▶ **Exercise goal**:
Skip the images and return the records below exactly.

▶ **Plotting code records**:

++++++++

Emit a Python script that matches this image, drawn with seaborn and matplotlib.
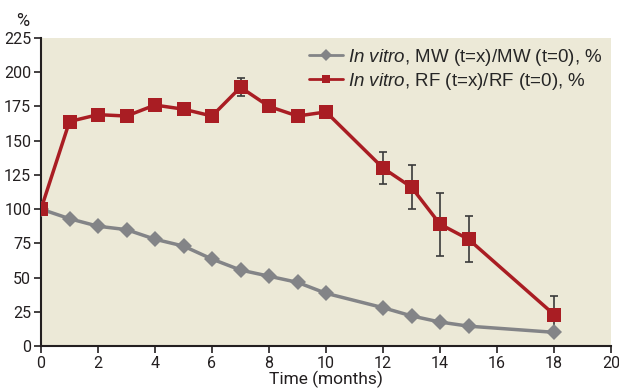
import numpy as np
import pandas as pd
import seaborn as sns
from matplotlib import pyplot as plt

# months
time_mw = [0, 1, 2, 3, 4, 5, 6, 7, 8, 9, 10, 12, 13, 14, 15, 18]
mw_values = [100, 93, 87.5, 85, 78, 73, 63.5, 55.5, 51, 46.5, 38.5, 28, 22, 17.5, 14.5, 10]

time_rf = [0, 1, 2, 3, 4, 5, 6, 7, 8, 9, 10, 12, 13, 14, 15, 18]
rf_values = [100, 164, 169, 168, 176, 173, 168, 189, 175, 168, 171, 130, 116, 89, 78, 23]
rf_err = [0, 1.5, 3.5, 4, 4.5, 4, 3, 6.5, 1.5, 1.5, 1.5, 12, 16, 23, 17, 13.5]

mw_label = '$\\it{In\\ vitro}$, MW (t=x)/MW (t=0), %'
rf_label = '$\\it{In\\ vitro}$, RF (t=x)/RF (t=0), %'

df = pd.concat([
    pd.DataFrame({'Time': time_mw, 'Value': mw_values, 'Series': mw_label}),
    pd.DataFrame({'Time': time_rf, 'Value': rf_values, 'Series': rf_label}),
])

sns.set_style('ticks')
plt.rcParams['font.family'] = ['Liberation Sans', 'DejaVu Sans']
plt.rcParams['mathtext.fontset'] = 'custom'
plt.rcParams['mathtext.it'] = 'Liberation Sans:italic'
plt.rcParams['mathtext.rm'] = 'Liberation Sans'
narrow = ['Roboto', 'DejaVu Sans']

fig = plt.figure(figsize=(6.19, 3.89), dpi=100)
ax = fig.add_axes([41 / 619, 43 / 389, 570 / 619, 308 / 389])
ax.set_facecolor('#ECE9D7')

red = '#A91D23'
gray = '#838487'

ax.errorbar(time_rf, rf_values, yerr=rf_err, fmt='none', ecolor='#3a3a3a',
            elinewidth=1.2, capsize=3, capthick=1.2, zorder=2)

sns.lineplot(data=df, x='Time', y='Value', hue='Series', style='Series',
             palette={mw_label: gray, rf_label: red},
             markers={mw_label: 'D', rf_label: 's'},
             dashes=False, linewidth=2.5, markersize=8, markeredgewidth=0,
             ax=ax, zorder=3)
for line in ax.lines:
    if line.get_marker() == 's':
        line.set_markersize(10)

ax.set_xlim(0, 20)
ax.set_ylim(0, 225)
ax.set_xticks(range(0, 21, 2))
ax.set_yticks(range(0, 226, 25))
sns.despine(ax=ax)
for s in ['left', 'bottom']:
    ax.spines[s].set_linewidth(1.5)
    ax.spines[s].set_color('#231f20')
ax.tick_params(axis='both', length=5, width=1.2, color='#231f20', labelcolor='#231f20',
               labelsize=11.5, pad=2)
for lab in ax.get_xticklabels() + ax.get_yticklabels():
    lab.set_family(narrow)

ax.set_xlabel('Time (months)', fontsize=12.5, family=narrow,
              color='#231f20', labelpad=0)
ax.set_ylabel('')
fig.text(16 / 619, 1 - 21 / 389, '%', fontsize=13, family=narrow,
         color='#231f20', va='center')

handles, labels = ax.get_legend_handles_labels()
leg = ax.legend(handles, labels, loc='upper right', frameon=False, fontsize=13.5,
                handlelength=1.8, handletextpad=0.3, labelspacing=0.15,
                borderaxespad=0.0, bbox_to_anchor=(0.999, 0.995))
for h in leg.legend_handles:
    h.set_markersize(6)
    h.set_linewidth(2)

fig.savefig('out.png', dpi=100)
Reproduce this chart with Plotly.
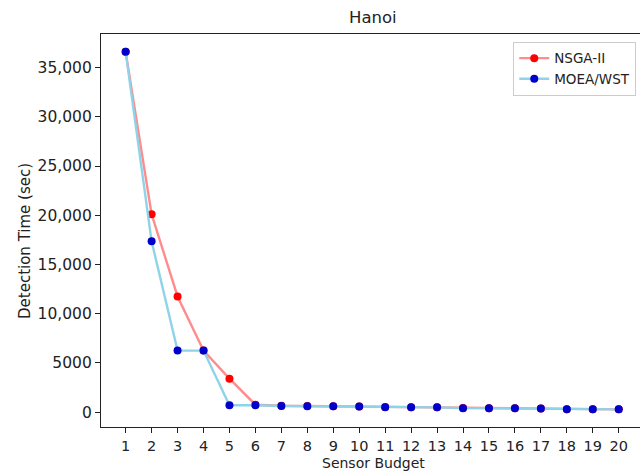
import plotly.graph_objects as go

budget = list(range(1, 21))
nsga2 = [36600, 20100, 11750, 6250, 3400, 750, 650, 620, 600, 580, 520, 500, 480, 420, 400, 380, 370, 300, 290, 280]
moea_wst = [36600, 17350, 6250, 6250, 700, 700, 620, 600, 590, 580, 500, 490, 480, 400, 390, 380, 370, 300, 290, 280]
ytick_vals = [0, 5000, 10000, 15000, 20000, 25000, 30000, 35000]
ytick_text = ["0", "5000", "10,000", "15,000", "20,000", "25,000", "30,000", "35,000"]

font = "DejaVu Sans, Liberation Sans, sans-serif"

L, T, B, W, H = 101, 34, 45, 640, 472
PW = W - L
PH = H - T - B

def px(xp):
    return (xp - L) / PW

def py(yp):
    return (H - B - yp) / PH

fig = go.Figure()
fig.add_trace(go.Scatter(
    x=budget, y=nsga2, name="NSGA-II", mode="lines+markers",
    line=dict(color="rgba(255,0,0,0.45)", width=2.4),
    marker=dict(color="#ff0000", size=8),
))
fig.add_trace(go.Scatter(
    x=budget, y=moea_wst, name="MOEA/WST", mode="lines+markers",
    line=dict(color="#8fd3e8", width=2.4),
    marker=dict(color="#0000cd", size=8),
))

fig.update_layout(
    width=W, height=H,
    margin=dict(l=L, r=0, t=T, b=B),
    paper_bgcolor="white", plot_bgcolor="white",
    font=dict(family=font, size=13, color="#222"),
    showlegend=True,
    legend=dict(x=0.993, y=0.98, xanchor="right", yanchor="top",
                bordercolor="#cccccc", borderwidth=1, bgcolor="white",
                font=dict(size=13.5), tracegroupgap=0),
    xaxis=dict(range=[0.05, 20.82], tickmode="array", tickvals=budget,
               showgrid=False, zeroline=False, showline=True, linecolor="#222",
               linewidth=1.2, mirror=True, ticks="outside", ticklen=5,
               tickcolor="#222", tickfont=dict(size=14.5)),
    yaxis=dict(range=[-1515, 38415], tickmode="array", tickvals=ytick_vals,
               ticktext=ytick_text, showgrid=False, zeroline=False,
               showline=True, linecolor="#222", linewidth=1.2,
               ticks="outside", ticklen=5, tickcolor="#222",
               tickfont=dict(size=15.5)),
    annotations=[
        dict(text="Hanoi", x=px(373), y=1, xref="paper", yref="paper",
             xanchor="center", yanchor="bottom", yshift=5,
             showarrow=False, font=dict(size=16.5, color="#222")),
        dict(text="Sensor Budget", x=px(374), y=py(463), xref="paper", yref="paper",
             xanchor="center", yanchor="middle", showarrow=False,
             font=dict(size=14, color="#222")),
        dict(text="Detection Time (sec)", x=px(25), y=py(241), xref="paper", yref="paper",
             xanchor="center", yanchor="middle", textangle=-90, showarrow=False,
             font=dict(size=15, color="#222")),
    ],
)

fig.write_html("out.html")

++++++++

▶ **Result of this task**:
Emit a Python script that matches this image, drawn with seaborn and matplotlib.
import numpy as np
import pandas as pd
import seaborn as sns
from matplotlib import pyplot as plt

# months
time_mw = [0, 1, 2, 3, 4, 5, 6, 7, 8, 9, 10, 12, 13, 14, 15, 18]
mw_values = [100, 93, 87.5, 85, 78, 73, 63.5, 55.5, 51, 46.5, 38.5, 28, 22, 17.5, 14.5, 10]

time_rf = [0, 1, 2, 3, 4, 5, 6, 7, 8, 9, 10, 12, 13, 14, 15, 18]
rf_values = [100, 164, 169, 168, 176, 173, 168, 189, 175, 168, 171, 130, 116, 89, 78, 23]
rf_err = [0, 1.5, 3.5, 4, 4.5, 4, 3, 6.5, 1.5, 1.5, 1.5, 12, 16, 23, 17, 13.5]

mw_label = '$\\it{In\\ vitro}$, MW (t=x)/MW (t=0), %'
rf_label = '$\\it{In\\ vitro}$, RF (t=x)/RF (t=0), %'

df = pd.concat([
    pd.DataFrame({'Time': time_mw, 'Value': mw_values, 'Series': mw_label}),
    pd.DataFrame({'Time': time_rf, 'Value': rf_values, 'Series': rf_label}),
])

sns.set_style('ticks')
plt.rcParams['font.family'] = ['Liberation Sans', 'DejaVu Sans']
plt.rcParams['mathtext.fontset'] = 'custom'
plt.rcParams['mathtext.it'] = 'Liberation Sans:italic'
plt.rcParams['mathtext.rm'] = 'Liberation Sans'
narrow = ['Roboto', 'DejaVu Sans']

fig = plt.figure(figsize=(6.19, 3.89), dpi=100)
ax = fig.add_axes([41 / 619, 43 / 389, 570 / 619, 308 / 389])
ax.set_facecolor('#ECE9D7')

red = '#A91D23'
gray = '#838487'

ax.errorbar(time_rf, rf_values, yerr=rf_err, fmt='none', ecolor='#3a3a3a',
            elinewidth=1.2, capsize=3, capthick=1.2, zorder=2)

sns.lineplot(data=df, x='Time', y='Value', hue='Series', style='Series',
             palette={mw_label: gray, rf_label: red},
             markers={mw_label: 'D', rf_label: 's'},
             dashes=False, linewidth=2.5, markersize=8, markeredgewidth=0,
             ax=ax, zorder=3)
for line in ax.lines:
    if line.get_marker() == 's':
        line.set_markersize(10)

ax.set_xlim(0, 20)
ax.set_ylim(0, 225)
ax.set_xticks(range(0, 21, 2))
ax.set_yticks(range(0, 226, 25))
sns.despine(ax=ax)
for s in ['left', 'bottom']:
    ax.spines[s].set_linewidth(1.5)
    ax.spines[s].set_color('#231f20')
ax.tick_params(axis='both', length=5, width=1.2, color='#231f20', labelcolor='#231f20',
               labelsize=11.5, pad=2)
for lab in ax.get_xticklabels() + ax.get_yticklabels():
    lab.set_family(narrow)

ax.set_xlabel('Time (months)', fontsize=12.5, family=narrow,
              color='#231f20', labelpad=0)
ax.set_ylabel('')
fig.text(16 / 619, 1 - 21 / 389, '%', fontsize=13, family=narrow,
         color='#231f20', va='center')

handles, labels = ax.get_legend_handles_labels()
leg = ax.legend(handles, labels, loc='upper right', frameon=False, fontsize=13.5,
                handlelength=1.8, handletextpad=0.3, labelspacing=0.15,
                borderaxespad=0.0, bbox_to_anchor=(0.999, 0.995))
for h in leg.legend_handles:
    h.set_markersize(6)
    h.set_linewidth(2)

fig.savefig('out.png', dpi=100)
Reproduce this chart with Plotly.
import plotly.graph_objects as go

budget = list(range(1, 21))
nsga2 = [36600, 20100, 11750, 6250, 3400, 750, 650, 620, 600, 580, 520, 500, 480, 420, 400, 380, 370, 300, 290, 280]
moea_wst = [36600, 17350, 6250, 6250, 700, 700, 620, 600, 590, 580, 500, 490, 480, 400, 390, 380, 370, 300, 290, 280]
ytick_vals = [0, 5000, 10000, 15000, 20000, 25000, 30000, 35000]
ytick_text = ["0", "5000", "10,000", "15,000", "20,000", "25,000", "30,000", "35,000"]

font = "DejaVu Sans, Liberation Sans, sans-serif"

L, T, B, W, H = 101, 34, 45, 640, 472
PW = W - L
PH = H - T - B

def px(xp):
    return (xp - L) / PW

def py(yp):
    return (H - B - yp) / PH

fig = go.Figure()
fig.add_trace(go.Scatter(
    x=budget, y=nsga2, name="NSGA-II", mode="lines+markers",
    line=dict(color="rgba(255,0,0,0.45)", width=2.4),
    marker=dict(color="#ff0000", size=8),
))
fig.add_trace(go.Scatter(
    x=budget, y=moea_wst, name="MOEA/WST", mode="lines+markers",
    line=dict(color="#8fd3e8", width=2.4),
    marker=dict(color="#0000cd", size=8),
))

fig.update_layout(
    width=W, height=H,
    margin=dict(l=L, r=0, t=T, b=B),
    paper_bgcolor="white", plot_bgcolor="white",
    font=dict(family=font, size=13, color="#222"),
    showlegend=True,
    legend=dict(x=0.993, y=0.98, xanchor="right", yanchor="top",
                bordercolor="#cccccc", borderwidth=1, bgcolor="white",
                font=dict(size=13.5), tracegroupgap=0),
    xaxis=dict(range=[0.05, 20.82], tickmode="array", tickvals=budget,
               showgrid=False, zeroline=False, showline=True, linecolor="#222",
               linewidth=1.2, mirror=True, ticks="outside", ticklen=5,
               tickcolor="#222", tickfont=dict(size=14.5)),
    yaxis=dict(range=[-1515, 38415], tickmode="array", tickvals=ytick_vals,
               ticktext=ytick_text, showgrid=False, zeroline=False,
               showline=True, linecolor="#222", linewidth=1.2,
               ticks="outside", ticklen=5, tickcolor="#222",
               tickfont=dict(size=15.5)),
    annotations=[
        dict(text="Hanoi", x=px(373), y=1, xref="paper", yref="paper",
             xanchor="center", yanchor="bottom", yshift=5,
             showarrow=False, font=dict(size=16.5, color="#222")),
        dict(text="Sensor Budget", x=px(374), y=py(463), xref="paper", yref="paper",
             xanchor="center", yanchor="middle", showarrow=False,
             font=dict(size=14, color="#222")),
        dict(text="Detection Time (sec)", x=px(25), y=py(241), xref="paper", yref="paper",
             xanchor="center", yanchor="middle", textangle=-90, showarrow=False,
             font=dict(size=15, color="#222")),
    ],
)

fig.write_html("out.html")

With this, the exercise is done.